The economy of Metemma is predominantly agricultural. This woreda has been the major center of cotton production inside Ethiopia since the 1950s. In 2003/2004, 21.1 square kilometers were planted in cotton, yielding 168,592 qt of crop. Gum arabic and incense are important cash crops in this woreda; the principal species which produce incense is Boswellia papyrifera, while Acacia seyal and A. polyacantha are harvested for their gum. Three private companies are involved in harvesting incense, which together produce about 500 qt annually. Of the 18 rural kebeles, 12 have organized Farming Service Cooperatives with 2,995 members, and the remaining 6 are in the process of organizing cooperatives. Six cooperatives joined in 200 to form the Metemma Cooperative Union. One micro-finance institution operates in this woreda, the Amhara Credit and Saving Institution SC (ACSI); established in 1998, it has one office at Shehedi and another at Shinfa. As of 2004, ACSI loaned out 5,357,540 Birr to 2,618 clients in this woreda.

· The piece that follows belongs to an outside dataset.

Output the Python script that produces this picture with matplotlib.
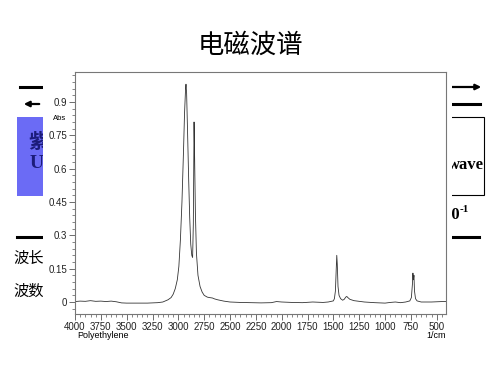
import matplotlib
matplotlib.use("Agg")
import matplotlib.pyplot as plt
from matplotlib.patches import Rectangle, FancyArrowPatch
from matplotlib.ticker import MultipleLocator

plt.rcParams['font.family'] = ['Noto Sans CJK SC', 'DejaVu Sans']

# IR spectrum of polyethylene
wavenumber = [4000, 3950, 3900, 3850, 3800, 3750, 3700, 3650, 3600, 3550, 3500, 3400,
              3300, 3200, 3150, 3100, 3070, 3050, 3030, 3010, 2995, 2980, 2965, 2950,
              2940, 2930, 2926, 2920, 2910, 2900, 2890, 2880, 2870, 2862, 2855, 2851,
              2848, 2844, 2835, 2825, 2810, 2790, 2770, 2750, 2720, 2700, 2670, 2650,
              2620, 2600, 2560, 2500, 2400, 2300, 2200, 2100, 2050, 2000, 1900, 1800,
              1700, 1600, 1550, 1500, 1490, 1480, 1472, 1467, 1462, 1455, 1445, 1430,
              1410, 1395, 1380, 1370, 1360, 1340, 1300, 1250, 1200, 1100, 1000, 950,
              900, 850, 800, 760, 745, 735, 730, 726, 720, 715, 705, 690, 650, 550,
              450, 410]
absorbance = [0.002, 0.004, 0.003, 0.006, 0.003, 0.004, 0.002, 0.004, 0.001, -0.004, -0.005, -0.005,
              -0.005, -0.003, 0.0, 0.01, 0.02, 0.035, 0.06, 0.1, 0.16, 0.28, 0.45, 0.68,
              0.85, 0.96, 0.98, 0.94, 0.75, 0.55, 0.38, 0.26, 0.21, 0.2, 0.35, 0.6,
              0.81, 0.7, 0.4, 0.22, 0.12, 0.07, 0.045, 0.03, 0.022, 0.02, 0.018, 0.014,
              0.01, 0.008, 0.004, 0.0, -0.002, -0.003, -0.004, -0.003, 0.002, 0.0, -0.002, -0.003,
              0.0, -0.002, 0.0, 0.005, 0.015, 0.05, 0.15, 0.21, 0.17, 0.07, 0.03, 0.015,
              0.008, 0.012, 0.022, 0.025, 0.02, 0.012, 0.006, 0.003, 0.0, -0.003, -0.005, -0.002,
              0.0, -0.003, 0.0, 0.005, 0.02, 0.08, 0.13, 0.1, 0.12, 0.05, 0.015, 0.005, 0.0, 0.0,
              0.002, 0.002]

y_ticks = [0, 0.15, 0.3, 0.45, 0.6, 0.75, 0.9]
y_labels = ['0', '0.15', '0.3', '0.45', '0.6', '0.75', '0.9']
x_ticks = [4000, 3750, 3500, 3250, 3000, 2750, 2500, 2250, 2000, 1750, 1500, 1250, 1000, 750, 500]

W, H = 500, 375
fig = plt.figure(figsize=(5, 3.75), dpi=100)


def fx(px):
    return px / W


def fy(py):
    return 1 - py / H


# slide decorations, partly hidden behind the pasted spectrum
def hline(x0, x1, y, lw=2.2):
    fig.add_artist(plt.Line2D([fx(x0), fx(x1)], [fy(y), fy(y)], color='black', lw=lw, zorder=0.5))


def arrow(x0, x1, y):
    fig.add_artist(FancyArrowPatch((fx(x0), fy(y)), (fx(x1), fy(y)),
                   transform=fig.transFigure, arrowstyle='-|>', mutation_scale=8,
                   color='black', lw=1.6, zorder=0.5))


hline(20, 42, 87)
arrow(42, 21, 104)
fig.add_artist(Rectangle((fx(17), fy(196)), fx(60), 79 / H, transform=fig.transFigure,
                         facecolor='#6b6bf5', edgecolor='none', zorder=0.4))
fig.text(fx(28), fy(143), '紫', fontsize=14, fontweight='bold', color='#1c1c7a',
         va='center', ha='left', zorder=0.5)
fig.text(fx(30), fy(163), 'U', fontsize=14, fontweight='bold', color='#1c1c7a',
         va='center', ha='left', family='Liberation Serif', zorder=0.5)
hline(17, 42, 237)
fig.text(fx(13), fy(258), '波长', fontsize=11, va='center', ha='left', zorder=0.5)
fig.text(fx(13), fy(291), '波数', fontsize=11, va='center', ha='left', zorder=0.5)

arrow(430, 484, 87)
hline(430, 480, 104)
fig.add_artist(Rectangle((fx(420), fy(195)), 64 / W, 78 / H, transform=fig.transFigure,
                         facecolor='none', edgecolor='black', lw=0.8, zorder=0.4))
fig.text(fx(484), fy(165), 'wave', fontsize=12, fontweight='bold', family='Liberation Serif',
         va='center', ha='right', zorder=0.5)
fig.text(fx(460), fy(215), '10', fontsize=12, fontweight='bold',
         family='Liberation Serif', va='center', ha='right', zorder=0.5)
fig.text(fx(460), fy(209), '-1', fontsize=8, fontweight='bold',
         family='Liberation Serif', va='center', ha='left', zorder=0.5)
hline(430, 479, 237)

# white area of the pasted spectrum
fig.add_artist(Rectangle((fx(43), fy(346)), 409 / W, 282 / H, transform=fig.transFigure,
                         facecolor='white', edgecolor='none', zorder=0.8))

fig.text(0.5, fy(45), '电磁波谱', fontsize=19, ha='center', va='center')

ax = fig.add_axes([fx(75), fy(314), (446 - 75) / W, (314 - 72) / H])
ax.set_zorder(1)
ax.plot(wavenumber, absorbance, color='#333333', lw=0.6)
ax.set_xlim(4000, 410)
ax.set_ylim(-0.054, 1.035)
ax.set_xticks(x_ticks)
ax.set_yticks(y_ticks)
ax.set_yticklabels(y_labels)
ax.xaxis.set_minor_locator(MultipleLocator(50))
ax.yaxis.set_minor_locator(MultipleLocator(0.03))
ax.tick_params(which='major', length=4, width=0.6, color='#555555', labelsize=7,
               labelcolor='#222222', pad=1.5)
ax.tick_params(which='minor', length=2, width=0.5, color='#555555')
for lab in ax.get_xticklabels() + ax.get_yticklabels():
    lab.set_family('Liberation Sans')
for s in ax.spines.values():
    s.set_color('#777777')
    s.set_linewidth(0.8)

fig.text(fx(60), fy(118), 'Abs', fontsize=5.5, family='Liberation Sans', ha='center', va='center')
fig.text(fx(77), fy(336), 'Polyethylene', fontsize=6.5, family='Liberation Sans', ha='left', va='center')
fig.text(fx(446), fy(336), '1/cm', fontsize=6.5, family='Liberation Sans', ha='right', va='center')

fig.savefig('out.png', dpi=100)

Metemma was selected by the Ministry of Agriculture and Rural Development in 2003 as an area for voluntary resettlement for farmers from overpopulated areas. Along with Qwara, the other woreda selected in Amhara that year, that year this woreda became the home for a total of 13,742 heads of households and 12,337 family members.

== Demographics ==
A 2012 estimate puts the population at 123,235. This gives a population density of 17.68 people per square kilometer (45.79 people per square mile), given its area of 6,969.97 square kilometers (2,691.12 square miles), less than a third of the North Gondar Zone average of 70.19 people per square kilometer (181.80 people per square mile).

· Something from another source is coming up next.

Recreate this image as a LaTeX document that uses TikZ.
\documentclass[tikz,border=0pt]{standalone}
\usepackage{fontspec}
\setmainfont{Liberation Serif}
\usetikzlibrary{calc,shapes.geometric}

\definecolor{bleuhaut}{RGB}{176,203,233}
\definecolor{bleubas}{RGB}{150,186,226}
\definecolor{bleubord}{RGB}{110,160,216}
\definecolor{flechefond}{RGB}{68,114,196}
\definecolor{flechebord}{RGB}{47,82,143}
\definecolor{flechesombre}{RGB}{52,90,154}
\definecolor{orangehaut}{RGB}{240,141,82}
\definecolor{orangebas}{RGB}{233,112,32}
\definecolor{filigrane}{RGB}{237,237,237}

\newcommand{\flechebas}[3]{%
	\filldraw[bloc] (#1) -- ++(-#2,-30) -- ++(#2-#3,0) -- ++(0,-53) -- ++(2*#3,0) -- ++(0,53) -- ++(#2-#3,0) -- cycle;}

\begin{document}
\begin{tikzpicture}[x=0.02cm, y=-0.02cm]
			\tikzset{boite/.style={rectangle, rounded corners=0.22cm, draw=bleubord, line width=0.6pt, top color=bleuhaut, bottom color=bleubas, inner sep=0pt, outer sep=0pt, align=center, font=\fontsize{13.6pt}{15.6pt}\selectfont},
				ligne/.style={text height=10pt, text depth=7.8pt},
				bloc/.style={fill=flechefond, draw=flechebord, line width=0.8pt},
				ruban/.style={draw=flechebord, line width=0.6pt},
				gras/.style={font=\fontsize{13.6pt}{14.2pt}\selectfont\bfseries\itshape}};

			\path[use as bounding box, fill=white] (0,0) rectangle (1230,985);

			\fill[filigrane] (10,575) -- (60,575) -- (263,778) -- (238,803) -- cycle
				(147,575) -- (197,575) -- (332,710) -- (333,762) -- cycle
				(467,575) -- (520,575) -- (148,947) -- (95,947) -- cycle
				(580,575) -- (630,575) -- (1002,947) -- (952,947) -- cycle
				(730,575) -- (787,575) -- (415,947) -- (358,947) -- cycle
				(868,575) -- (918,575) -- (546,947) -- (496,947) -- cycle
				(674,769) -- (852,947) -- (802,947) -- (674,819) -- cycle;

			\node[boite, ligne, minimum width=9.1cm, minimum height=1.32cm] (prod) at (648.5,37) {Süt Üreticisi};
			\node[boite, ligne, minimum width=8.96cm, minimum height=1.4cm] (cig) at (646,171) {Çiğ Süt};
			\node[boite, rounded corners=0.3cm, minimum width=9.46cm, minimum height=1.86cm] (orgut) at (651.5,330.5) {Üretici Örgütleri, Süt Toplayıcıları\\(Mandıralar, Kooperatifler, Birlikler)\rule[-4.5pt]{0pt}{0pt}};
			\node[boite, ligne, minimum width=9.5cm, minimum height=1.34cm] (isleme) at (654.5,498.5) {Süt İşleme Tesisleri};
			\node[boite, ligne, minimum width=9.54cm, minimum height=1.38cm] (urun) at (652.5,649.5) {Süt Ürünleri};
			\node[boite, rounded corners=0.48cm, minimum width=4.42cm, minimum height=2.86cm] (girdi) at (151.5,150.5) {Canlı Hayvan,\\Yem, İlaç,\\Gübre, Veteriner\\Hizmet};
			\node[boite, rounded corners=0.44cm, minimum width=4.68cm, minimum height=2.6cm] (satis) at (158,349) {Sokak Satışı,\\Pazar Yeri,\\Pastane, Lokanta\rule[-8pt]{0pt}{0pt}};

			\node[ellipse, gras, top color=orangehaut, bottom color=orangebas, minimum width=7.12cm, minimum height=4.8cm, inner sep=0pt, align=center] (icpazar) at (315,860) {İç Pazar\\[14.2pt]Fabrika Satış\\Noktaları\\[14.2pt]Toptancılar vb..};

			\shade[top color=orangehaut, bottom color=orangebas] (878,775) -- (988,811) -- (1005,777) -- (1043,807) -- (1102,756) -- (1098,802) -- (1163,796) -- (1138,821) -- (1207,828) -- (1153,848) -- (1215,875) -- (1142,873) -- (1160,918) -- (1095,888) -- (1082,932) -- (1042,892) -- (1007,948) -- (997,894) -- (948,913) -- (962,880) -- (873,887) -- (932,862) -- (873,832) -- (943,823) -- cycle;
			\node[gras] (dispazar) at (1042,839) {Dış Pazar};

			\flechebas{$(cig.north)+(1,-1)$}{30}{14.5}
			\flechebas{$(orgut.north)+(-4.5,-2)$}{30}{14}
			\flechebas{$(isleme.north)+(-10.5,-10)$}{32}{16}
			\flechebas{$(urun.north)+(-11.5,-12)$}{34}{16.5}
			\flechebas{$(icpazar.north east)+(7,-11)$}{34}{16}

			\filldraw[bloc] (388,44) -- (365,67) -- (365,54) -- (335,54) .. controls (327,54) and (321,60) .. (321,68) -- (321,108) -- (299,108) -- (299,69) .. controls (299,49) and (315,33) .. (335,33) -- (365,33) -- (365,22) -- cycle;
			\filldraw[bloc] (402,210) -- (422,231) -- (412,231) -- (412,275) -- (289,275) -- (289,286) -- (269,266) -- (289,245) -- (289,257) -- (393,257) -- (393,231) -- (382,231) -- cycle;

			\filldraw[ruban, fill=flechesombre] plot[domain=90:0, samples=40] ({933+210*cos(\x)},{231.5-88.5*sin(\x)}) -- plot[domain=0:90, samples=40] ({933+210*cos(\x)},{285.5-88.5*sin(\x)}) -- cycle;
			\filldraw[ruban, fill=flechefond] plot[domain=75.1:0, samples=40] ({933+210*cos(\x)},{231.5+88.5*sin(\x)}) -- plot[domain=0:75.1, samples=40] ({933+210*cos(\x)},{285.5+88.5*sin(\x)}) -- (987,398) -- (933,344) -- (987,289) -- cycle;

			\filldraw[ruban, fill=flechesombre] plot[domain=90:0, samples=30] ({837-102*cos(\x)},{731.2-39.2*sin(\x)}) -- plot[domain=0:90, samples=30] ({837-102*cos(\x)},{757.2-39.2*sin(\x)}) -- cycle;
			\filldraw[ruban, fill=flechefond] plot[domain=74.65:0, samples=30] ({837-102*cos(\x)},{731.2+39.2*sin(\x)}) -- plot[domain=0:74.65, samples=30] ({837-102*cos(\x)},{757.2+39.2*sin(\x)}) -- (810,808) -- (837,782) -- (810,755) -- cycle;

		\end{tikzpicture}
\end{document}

Based on the 2007 national census conducted by the Central Statistical Agency of Ethiopia (CSA), this woreda has a total population of 110,252, an increase of 100.78% over the 1994 census, of whom 58,748 are men and 51,504 women; 29,698 or 26.94% are urban inhabitants. With an area of 6,969.97 square kilometers, Metemma has a population density of 15.82 people per square kilometer (40.97 people per square mile), which is less than the Zone average of 63.76 people per square kilometer (165.15 people per square mile). A total of 29,378 households were counted in this woreda, resulting in an average of 3.75 persons to a household, and 27,935 housing units. The 1994 national census reported a total population for this woreda of 54,913 in 10,546 households, of whom 29,545 were men and 23,368 women; 11,051 or 20.12% of its population were urban dwellers at the time.

In 1994 the five largest ethnic groups reported in Metemma were the Amhara (78.87%), the Qemant (10.27%), the Tigrayan (7.01%), the Gumuz (2.1%), and the Agaw Awi (1.25%); all other ethnic groups made up 0.5% of the population. Amharic was spoken as a first language by 89.48%, 6.76% spoke Tigrinya, 2.11% Gumuz, and 1.25% spoke Awngi; the remaining 0.4% spoke all other primary languages reported. The majority of the inhabitants practiced Ethiopian Orthodox Christianity with 81.27% reporting that belief, while 18.61% of the population said they were Muslim. This had shifted slightly by 2007, with 83.4% reporting that as their religion, while 16.5% of the population said they were Muslim.